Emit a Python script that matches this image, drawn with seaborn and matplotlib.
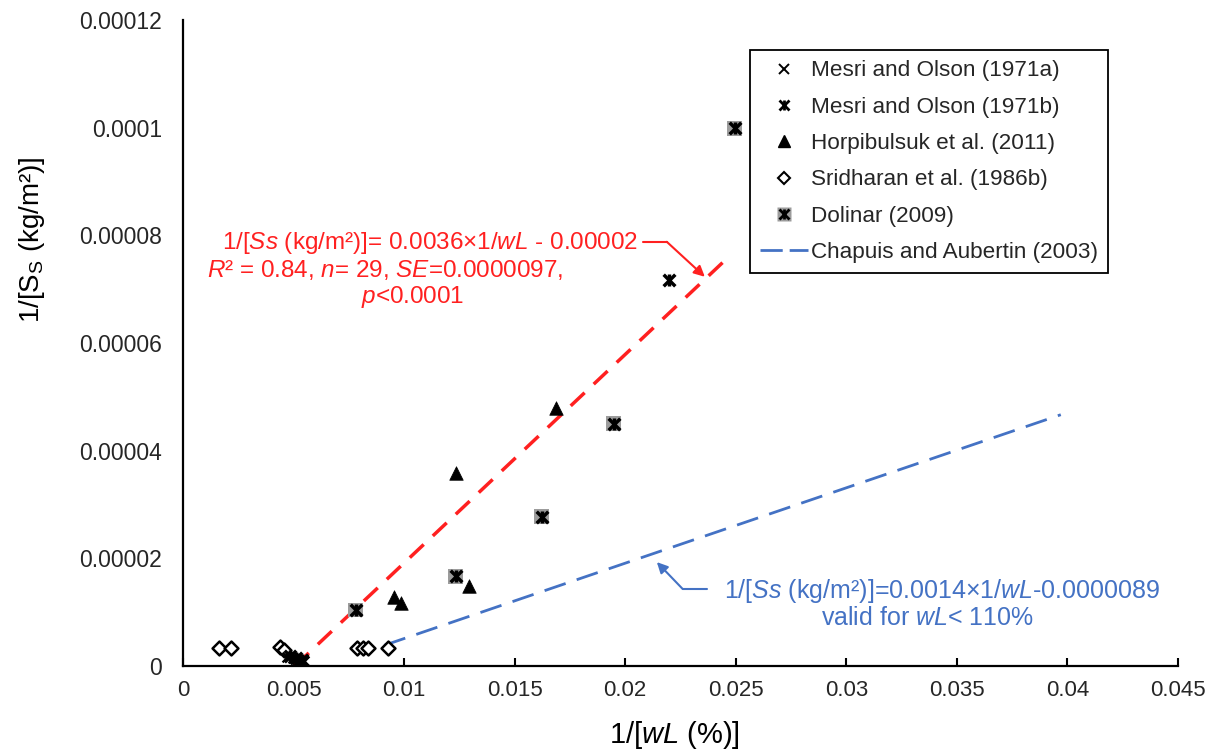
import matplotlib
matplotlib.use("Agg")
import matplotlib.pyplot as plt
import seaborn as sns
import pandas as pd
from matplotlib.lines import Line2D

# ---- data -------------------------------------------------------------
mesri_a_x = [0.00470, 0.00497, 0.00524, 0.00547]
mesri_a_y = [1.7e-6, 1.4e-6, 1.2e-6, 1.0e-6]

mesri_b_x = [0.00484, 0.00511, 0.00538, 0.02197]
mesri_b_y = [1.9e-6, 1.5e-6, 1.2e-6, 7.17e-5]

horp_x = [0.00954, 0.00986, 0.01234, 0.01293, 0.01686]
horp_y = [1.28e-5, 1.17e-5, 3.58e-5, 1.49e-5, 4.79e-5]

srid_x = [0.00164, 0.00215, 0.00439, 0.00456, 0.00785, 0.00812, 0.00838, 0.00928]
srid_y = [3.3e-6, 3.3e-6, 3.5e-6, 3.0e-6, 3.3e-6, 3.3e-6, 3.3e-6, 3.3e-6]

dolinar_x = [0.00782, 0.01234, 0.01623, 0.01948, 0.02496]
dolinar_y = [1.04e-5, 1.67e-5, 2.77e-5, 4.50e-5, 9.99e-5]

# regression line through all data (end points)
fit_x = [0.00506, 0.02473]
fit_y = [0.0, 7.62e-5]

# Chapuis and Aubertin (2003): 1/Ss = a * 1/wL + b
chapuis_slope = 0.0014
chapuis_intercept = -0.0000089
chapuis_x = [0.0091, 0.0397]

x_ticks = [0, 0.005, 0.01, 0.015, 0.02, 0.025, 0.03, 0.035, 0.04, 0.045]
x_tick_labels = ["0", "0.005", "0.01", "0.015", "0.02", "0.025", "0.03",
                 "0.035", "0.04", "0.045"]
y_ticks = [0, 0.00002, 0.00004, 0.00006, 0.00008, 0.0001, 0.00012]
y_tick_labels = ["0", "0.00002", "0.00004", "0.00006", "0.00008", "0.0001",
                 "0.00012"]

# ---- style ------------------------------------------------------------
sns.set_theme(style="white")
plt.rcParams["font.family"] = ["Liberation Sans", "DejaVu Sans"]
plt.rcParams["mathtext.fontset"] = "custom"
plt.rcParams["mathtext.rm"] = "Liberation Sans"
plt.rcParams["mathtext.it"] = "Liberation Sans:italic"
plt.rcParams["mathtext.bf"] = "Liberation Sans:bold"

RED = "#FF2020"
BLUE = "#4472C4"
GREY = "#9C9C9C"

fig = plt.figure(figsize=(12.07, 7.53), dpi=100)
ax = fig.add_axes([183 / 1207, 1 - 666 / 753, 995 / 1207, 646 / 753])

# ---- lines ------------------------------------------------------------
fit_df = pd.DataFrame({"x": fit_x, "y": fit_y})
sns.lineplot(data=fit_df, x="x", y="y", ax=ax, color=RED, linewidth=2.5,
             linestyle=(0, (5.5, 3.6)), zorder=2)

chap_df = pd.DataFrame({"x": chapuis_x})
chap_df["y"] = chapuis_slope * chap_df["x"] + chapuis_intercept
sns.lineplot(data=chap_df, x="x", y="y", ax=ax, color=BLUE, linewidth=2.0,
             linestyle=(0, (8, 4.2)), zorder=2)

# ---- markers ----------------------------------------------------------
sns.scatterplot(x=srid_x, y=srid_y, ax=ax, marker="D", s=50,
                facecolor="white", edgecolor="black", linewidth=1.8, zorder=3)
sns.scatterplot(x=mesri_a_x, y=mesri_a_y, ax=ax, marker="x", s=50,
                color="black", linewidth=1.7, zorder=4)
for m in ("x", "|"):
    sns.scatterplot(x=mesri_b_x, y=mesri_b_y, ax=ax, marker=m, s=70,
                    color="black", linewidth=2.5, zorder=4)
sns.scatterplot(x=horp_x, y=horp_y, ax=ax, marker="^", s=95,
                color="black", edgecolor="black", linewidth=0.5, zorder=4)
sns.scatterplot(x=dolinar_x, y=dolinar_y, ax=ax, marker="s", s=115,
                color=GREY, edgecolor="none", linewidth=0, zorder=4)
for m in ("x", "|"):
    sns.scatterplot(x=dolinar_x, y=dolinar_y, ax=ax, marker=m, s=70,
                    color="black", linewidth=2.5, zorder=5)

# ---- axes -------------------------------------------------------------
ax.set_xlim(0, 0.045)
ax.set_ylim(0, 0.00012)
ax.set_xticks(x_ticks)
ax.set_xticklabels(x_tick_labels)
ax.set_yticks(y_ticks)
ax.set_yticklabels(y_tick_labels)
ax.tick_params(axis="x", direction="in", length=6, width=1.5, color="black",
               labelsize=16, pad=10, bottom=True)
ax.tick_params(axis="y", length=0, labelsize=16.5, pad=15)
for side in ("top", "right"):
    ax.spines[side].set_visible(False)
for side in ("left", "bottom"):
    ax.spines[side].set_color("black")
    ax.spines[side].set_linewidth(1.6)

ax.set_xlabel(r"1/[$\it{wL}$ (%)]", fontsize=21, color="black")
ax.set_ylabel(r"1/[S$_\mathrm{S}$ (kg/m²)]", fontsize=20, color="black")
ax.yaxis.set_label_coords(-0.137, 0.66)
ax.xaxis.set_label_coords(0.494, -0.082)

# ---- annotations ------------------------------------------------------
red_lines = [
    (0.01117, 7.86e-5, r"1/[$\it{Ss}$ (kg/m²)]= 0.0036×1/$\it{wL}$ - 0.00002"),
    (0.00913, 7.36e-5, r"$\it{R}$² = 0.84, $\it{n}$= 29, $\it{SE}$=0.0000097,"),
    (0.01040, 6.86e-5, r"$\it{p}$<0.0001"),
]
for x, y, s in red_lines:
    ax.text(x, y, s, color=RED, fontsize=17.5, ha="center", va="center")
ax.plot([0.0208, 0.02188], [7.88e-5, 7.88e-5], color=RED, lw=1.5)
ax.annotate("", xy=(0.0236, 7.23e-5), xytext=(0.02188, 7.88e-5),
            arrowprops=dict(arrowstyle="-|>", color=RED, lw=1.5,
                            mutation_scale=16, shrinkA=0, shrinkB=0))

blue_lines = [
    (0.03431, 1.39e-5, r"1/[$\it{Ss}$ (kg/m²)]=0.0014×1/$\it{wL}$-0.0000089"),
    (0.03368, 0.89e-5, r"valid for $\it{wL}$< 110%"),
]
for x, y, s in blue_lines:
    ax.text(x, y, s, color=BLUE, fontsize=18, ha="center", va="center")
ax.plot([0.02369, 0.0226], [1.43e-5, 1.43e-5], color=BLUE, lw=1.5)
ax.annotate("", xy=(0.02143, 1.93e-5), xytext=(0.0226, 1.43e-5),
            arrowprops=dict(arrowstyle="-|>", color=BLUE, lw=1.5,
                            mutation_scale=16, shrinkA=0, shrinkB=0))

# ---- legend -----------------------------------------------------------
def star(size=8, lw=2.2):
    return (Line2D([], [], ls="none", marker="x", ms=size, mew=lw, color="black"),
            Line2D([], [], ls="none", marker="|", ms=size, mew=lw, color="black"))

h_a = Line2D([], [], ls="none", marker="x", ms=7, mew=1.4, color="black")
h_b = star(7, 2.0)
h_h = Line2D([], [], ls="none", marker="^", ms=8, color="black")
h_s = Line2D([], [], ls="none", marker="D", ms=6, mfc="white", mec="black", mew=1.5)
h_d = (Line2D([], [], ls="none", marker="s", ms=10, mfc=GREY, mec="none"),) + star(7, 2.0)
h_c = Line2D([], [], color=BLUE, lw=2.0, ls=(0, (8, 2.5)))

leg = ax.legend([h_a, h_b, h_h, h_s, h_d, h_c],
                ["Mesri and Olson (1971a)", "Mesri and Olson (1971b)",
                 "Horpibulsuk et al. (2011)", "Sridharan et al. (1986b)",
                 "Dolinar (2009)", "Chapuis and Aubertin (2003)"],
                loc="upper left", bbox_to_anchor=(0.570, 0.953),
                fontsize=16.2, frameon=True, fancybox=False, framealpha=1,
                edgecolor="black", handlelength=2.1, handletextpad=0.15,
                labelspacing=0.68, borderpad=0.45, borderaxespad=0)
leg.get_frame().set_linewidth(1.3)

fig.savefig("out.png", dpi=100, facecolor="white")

- - -

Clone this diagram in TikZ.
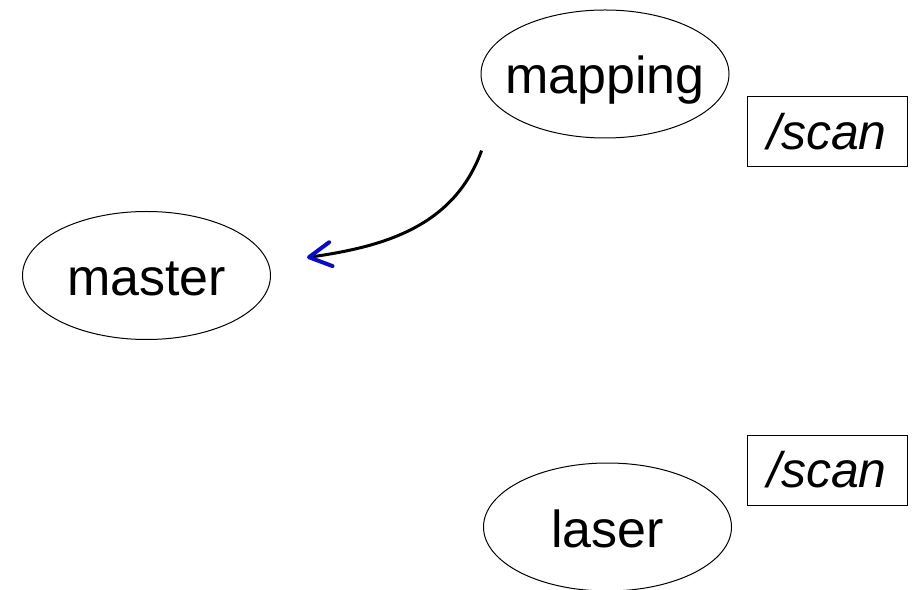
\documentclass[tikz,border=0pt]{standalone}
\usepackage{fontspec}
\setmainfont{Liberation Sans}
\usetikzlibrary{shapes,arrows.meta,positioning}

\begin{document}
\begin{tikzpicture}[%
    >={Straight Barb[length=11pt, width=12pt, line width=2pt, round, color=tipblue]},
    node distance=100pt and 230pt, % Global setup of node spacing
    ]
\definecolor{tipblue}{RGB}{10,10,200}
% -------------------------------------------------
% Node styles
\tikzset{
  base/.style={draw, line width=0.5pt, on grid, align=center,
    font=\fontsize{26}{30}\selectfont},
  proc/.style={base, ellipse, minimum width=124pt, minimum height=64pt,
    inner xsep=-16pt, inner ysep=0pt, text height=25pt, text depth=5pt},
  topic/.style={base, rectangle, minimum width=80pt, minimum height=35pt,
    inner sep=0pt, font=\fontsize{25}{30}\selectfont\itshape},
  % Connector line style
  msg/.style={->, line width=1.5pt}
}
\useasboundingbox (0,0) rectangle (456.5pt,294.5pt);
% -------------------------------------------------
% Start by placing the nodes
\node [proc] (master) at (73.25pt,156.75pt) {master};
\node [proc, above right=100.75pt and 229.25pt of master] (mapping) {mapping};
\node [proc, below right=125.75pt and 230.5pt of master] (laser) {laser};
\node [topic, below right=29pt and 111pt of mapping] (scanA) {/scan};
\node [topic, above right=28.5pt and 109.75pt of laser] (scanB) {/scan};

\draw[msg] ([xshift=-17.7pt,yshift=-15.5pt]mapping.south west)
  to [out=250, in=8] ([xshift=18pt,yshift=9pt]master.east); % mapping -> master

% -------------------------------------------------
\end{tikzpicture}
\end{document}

- - -

WRITTEN REQUEST: What lines above run from the one with "Emit a Python" to the one with "horp_y = [1.28e-5, 1.17e-5, 3.58e-5, 1.49e-5, 4.79e-5]"? Give them again exactly, ends included, and leave the pictures out.

RESULT OF THIS EXERCISE:
Emit a Python script that matches this image, drawn with seaborn and matplotlib.
import matplotlib
matplotlib.use("Agg")
import matplotlib.pyplot as plt
import seaborn as sns
import pandas as pd
from matplotlib.lines import Line2D

# ---- data -------------------------------------------------------------
mesri_a_x = [0.00470, 0.00497, 0.00524, 0.00547]
mesri_a_y = [1.7e-6, 1.4e-6, 1.2e-6, 1.0e-6]

mesri_b_x = [0.00484, 0.00511, 0.00538, 0.02197]
mesri_b_y = [1.9e-6, 1.5e-6, 1.2e-6, 7.17e-5]

horp_x = [0.00954, 0.00986, 0.01234, 0.01293, 0.01686]
horp_y = [1.28e-5, 1.17e-5, 3.58e-5, 1.49e-5, 4.79e-5]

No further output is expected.